Correlation to Other Asset Classes
Real estate, in general, has a low correlation to other asset classes such as stocks and bonds. This is because of the highly illiquid nature of real estate, which cannot be purchased and sold over night. Real estate investment funds allow investors to diversify and protect their holdings. Consider, for example, an instance in which the stock market declines heavily overnight.
Unlike the stock market, which would immediately lose large sums of value, real estate portfolios tend to continue marching on. Rents continue to be paid and profits returned to investors. While the real estate portfolio may eventually see a decline, there is not the same correlation to other asset classes which can experience more drastic drops in value.
Qualifications
When investing in real estate funds, individual investors benefit from the experience and qualifications of the fund managers. The managers are typically industry professionals that are highly qualified to oversee a fund that will be deployed in various real estate projects. A quality manager will be able to provide detailed financials for investor’s to review, and will be happy to answer any questions about their strategy, assumptions, and how and why the fund structure they are building will prove to be successful.

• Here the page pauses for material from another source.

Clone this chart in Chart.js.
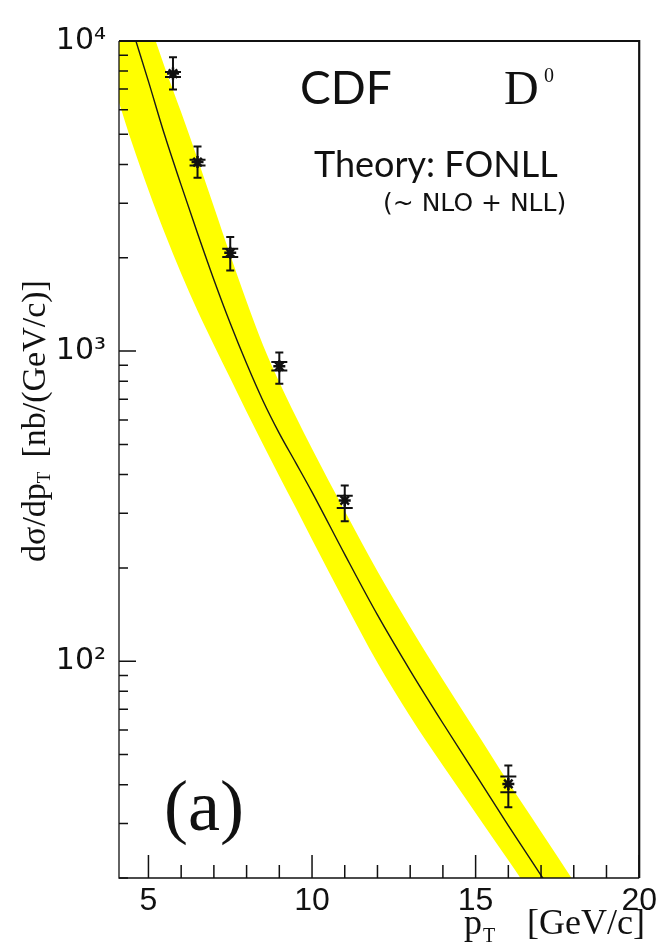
<!DOCTYPE html>
<html>
<head>
<meta charset="utf-8">
<script src="https://cdn.jsdelivr.net/npm/chart.js@4.4.1/dist/chart.umd.min.js"></script>
<style>
  html, body { margin: 0; padding: 0; background: #fff; }
  #wrap { width: 661px; height: 952px; }
</style>
</head>
<body>
<div id="wrap"><canvas id="xsec" width="661" height="952"></canvas></div>
<script>
// FONLL theory curve and its uncertainty band
const theoryPt      = [4, 4.5, 5, 5.5, 6, 6.5, 7, 7.5, 8, 8.5, 9, 9.5, 10, 11, 12, 13, 14, 15, 16, 17, 18];
const theoryCentral = [16400, 10960, 7410, 4955, 3430, 2400, 1700, 1230, 912, 692, 543, 437, 351, 221, 141, 93.3, 63.1, 43.2, 29.5, 20.4, 14.1];
const theoryUpper   = [26000, 17400, 11750, 8220, 5890, 4170, 2920, 2040, 1445, 1047, 794, 617, 484, 305, 195, 129, 87.1, 59.6, 40.7, 28.2, 19.5];
const theoryLower   = [6840, 4680, 3310, 2400, 1780, 1350, 1047, 817, 638, 501, 395, 313, 247, 155, 98.9, 66.4, 46.1, 32.4, 22.8, 16.0, 11.4];

// CDF D0 points
const dataPt    = [5.75, 6.5, 7.5, 9, 11, 16];
const dataXsec  = [7850, 4070, 2075, 893, 330, 40.2];
const totLow    = [6970, 3620, 1820, 785, 283, 33.8];
const totHigh   = [8870, 4570, 2335, 990, 369, 46.1];
const statLow   = [7650, 3970, 2010, 866, 312, 37.8];
const statHigh  = [7940, 4140, 2140, 922, 342, 42.5];

// axes
const xMajorTicks = [5, 10, 15, 20];
const xMinorTicks = [5, 6, 7, 8, 9, 10, 11, 12, 13, 14, 15, 16, 17, 18, 19, 20];
const yMajorTicks = [100, 1000, 10000];
const yMinorTicks = [20, 30, 40, 50, 60, 70, 80, 90, 200, 300, 400, 500, 600, 700, 800, 900,
                     2000, 3000, 4000, 5000, 6000, 7000, 8000, 9000];
const yTickLabels = { 100: '10\u00b2', 1000: '10\u00b3', 10000: '10\u2074' };

const pts = (xs, ys) => xs.map((v, i) => ({ x: v, y: ys[i] }));

// ticks inside the frame, error bars, frame and the text on top
const decorations = {
  id: 'decorations',
  afterDatasetsDraw(chart) {
    const { ctx, chartArea: a, scales: { x, y } } = chart;
    ctx.save();
    ctx.strokeStyle = '#111';

    ctx.lineWidth = 1.5;
    ctx.beginPath();
    xMinorTicks.forEach(v => {
      const px = x.getPixelForValue(v);
      const len = xMajorTicks.includes(v) ? 23 : 13;
      ctx.moveTo(px, a.bottom);
      ctx.lineTo(px, a.bottom - len);
    });
    yMinorTicks.concat(yMajorTicks).forEach(v => {
      const py = y.getPixelForValue(v);
      const len = yMajorTicks.includes(v) ? 17 : 9;
      ctx.moveTo(a.left, py);
      ctx.lineTo(a.left + len, py);
    });
    ctx.stroke();

    // error bars: total with small caps, stat with wide bars
    ctx.lineWidth = 2;
    ctx.beginPath();
    dataPt.forEach((v, i) => {
      const px = x.getPixelForValue(v);
      const lo = y.getPixelForValue(totLow[i]);
      const hi = y.getPixelForValue(totHigh[i]);
      ctx.moveTo(px, lo); ctx.lineTo(px, hi);
      ctx.moveTo(px - 4, lo); ctx.lineTo(px + 4, lo);
      ctx.moveTo(px - 4, hi); ctx.lineTo(px + 4, hi);
      [statLow[i], statHigh[i]].forEach(s => {
        const ps = y.getPixelForValue(s);
        ctx.moveTo(px - 8, ps); ctx.lineTo(px + 8, ps);
      });
    });
    ctx.stroke();

    // frame
    ctx.lineWidth = 1.3;
    ctx.beginPath();
    ctx.moveTo(a.left, a.top); ctx.lineTo(a.left, a.bottom); ctx.lineTo(a.right, a.bottom);
    ctx.stroke();
    ctx.lineWidth = 2.2;
    ctx.beginPath();
    ctx.moveTo(a.left, a.top); ctx.lineTo(a.right, a.top); ctx.lineTo(a.right, a.bottom);
    ctx.stroke();
    ctx.restore();
  },
  afterDraw(chart) {
    const { ctx } = chart;
    ctx.save();
    ctx.fillStyle = '#111';
    ctx.textAlign = 'left';
    ctx.textBaseline = 'alphabetic';

    ctx.font = '46px Lato';
    ctx.fillText('CDF', 300, 104);
    ctx.font = '48px "Liberation Serif"';
    ctx.fillText('D', 504, 104);
    ctx.font = '20px "Liberation Serif"';
    ctx.fillText('0', 544, 82);
    ctx.font = '36px Lato';
    ctx.fillText('Theory: FONLL', 314, 177);
    ctx.font = '25px "DejaVu Sans"';
    ctx.fillText('(~ NLO + NLL)', 383, 211);
    ctx.font = '72px "Liberation Serif"';
    ctx.fillText('(a)', 164, 830);

    // x title: p_T [GeV/c]
    ctx.font = '36px "Liberation Serif"';
    const tail = '[GeV/c]';
    const tailW = ctx.measureText(tail).width;
    ctx.fillText(tail, 645 - tailW, 934);
    ctx.fillText('p', 464, 934);
    ctx.font = '20px "Liberation Serif"';
    ctx.fillText('T', 483, 942);

    // y title: dσ/dp_T [nb/(GeV/c)], rotated
    ctx.translate(36, 421);
    ctx.rotate(-Math.PI / 2);
    ctx.textBaseline = 'middle';
    ctx.font = '34px "Liberation Serif"';
    const head = 'd\u03c3/dp';
    const unit = '[nb/(GeV/c)]';
    const headW = ctx.measureText(head).width;
    const unitW = ctx.measureText(unit).width;
    ctx.font = '19px "Liberation Serif"';
    const subW = ctx.measureText('T').width;
    const gap = 14;
    let cx = -(headW + subW + gap + unitW) / 2;
    ctx.font = '34px "Liberation Serif"';
    ctx.fillText(head, cx, 0);
    cx += headW;
    ctx.font = '19px "Liberation Serif"';
    ctx.fillText('T', cx, 9);
    cx += subW + gap;
    ctx.font = '34px "Liberation Serif"';
    ctx.fillText(unit, cx, 0);
    ctx.restore();
  }
};

new Chart(document.getElementById('xsec'), {
  type: 'scatter',
  data: {
    datasets: [
      {
        label: 'FONLL low',
        data: pts(theoryPt, theoryLower),
        showLine: true,
        borderWidth: 0,
        pointRadius: 0,
        cubicInterpolationMode: 'monotone',
        order: 3,
        fill: false
      },
      {
        label: 'FONLL high',
        data: pts(theoryPt, theoryUpper),
        showLine: true,
        borderWidth: 0,
        pointRadius: 0,
        cubicInterpolationMode: 'monotone',
        backgroundColor: '#ffff00',
        order: 2,
        fill: '-1'
      },
      {
        label: 'FONLL',
        data: pts(theoryPt, theoryCentral),
        showLine: true,
        borderColor: '#1a1a1a',
        borderWidth: 1.4,
        pointRadius: 0,
        cubicInterpolationMode: 'monotone',
        order: 1,
        fill: false
      },
      {
        label: 'CDF D0',
        data: pts(dataPt, dataXsec),
        showLine: false,
        pointStyle: 'star',
        pointRadius: 6,
        borderWidth: 2.5,
        borderColor: '#111',
        backgroundColor: '#111',
        order: 0
      }
    ]
  },
  options: {
    responsive: false,
    animation: false,
    layout: { padding: { top: 41, right: 18, left: 0, bottom: 0 } },
    plugins: {
      legend: { display: false },
      tooltip: { enabled: false }
    },
    scales: {
      x: {
        type: 'linear',
        min: 4.1,
        max: 20,
        grid: { display: false, drawTicks: false },
        border: { display: false },
        ticks: {
          color: '#111',
          padding: 4,
          maxRotation: 0,
          font: { family: '"Liberation Sans"', size: 32 }
        },
        afterBuildTicks: s => { s.ticks = xMajorTicks.map(v => ({ value: v })); },
        afterFit: s => { s.height = 74; }
      },
      y: {
        type: 'logarithmic',
        min: 20,
        max: 10000,
        grid: { display: false, drawTicks: false },
        border: { display: false },
        ticks: {
          color: '#111',
          padding: 13,
          font: { family: '"DejaVu Sans"', size: 30 },
          callback: v => yTickLabels[v] || ''
        },
        afterBuildTicks: s => { s.ticks = yMajorTicks.map(v => ({ value: v })); },
        afterFit: s => { s.width = 119; }
      }
    }
  },
  plugins: [decorations]
});
</script>
</body>
</html>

Moreover, the fund manager oversees all day-to-day activities associated with the fund. This allows individuals to invest without being distracted by the nuances of each individual transaction carried out through the fund.
Conclusion
There are many reasons to invest in real estate, generally, and other reasons to invest in a real estate fund more specifically. Real estate investment funds are a unique way to diversify your portfolio without having to take on the stresses of direct ownership.
Of course, not all funds are created equally. Any prospective investor is advised to do their homework before investing in a fund. Be sure to complete your due diligence on the fund’s management, product and track record. Look at the types of investments they make, including the geographic location and type. Evaluate the fund’s anticipated returns and question how the fund intends to achieve them, and over what time period. As with any investment, it is critical to research the opportunity thoroughly. No investment is foolproof, but the more you know of how the fund is structured and who’s involved, the more likely you are to safeguard your hard-earned capital.
Happy Investing and thanks for reading!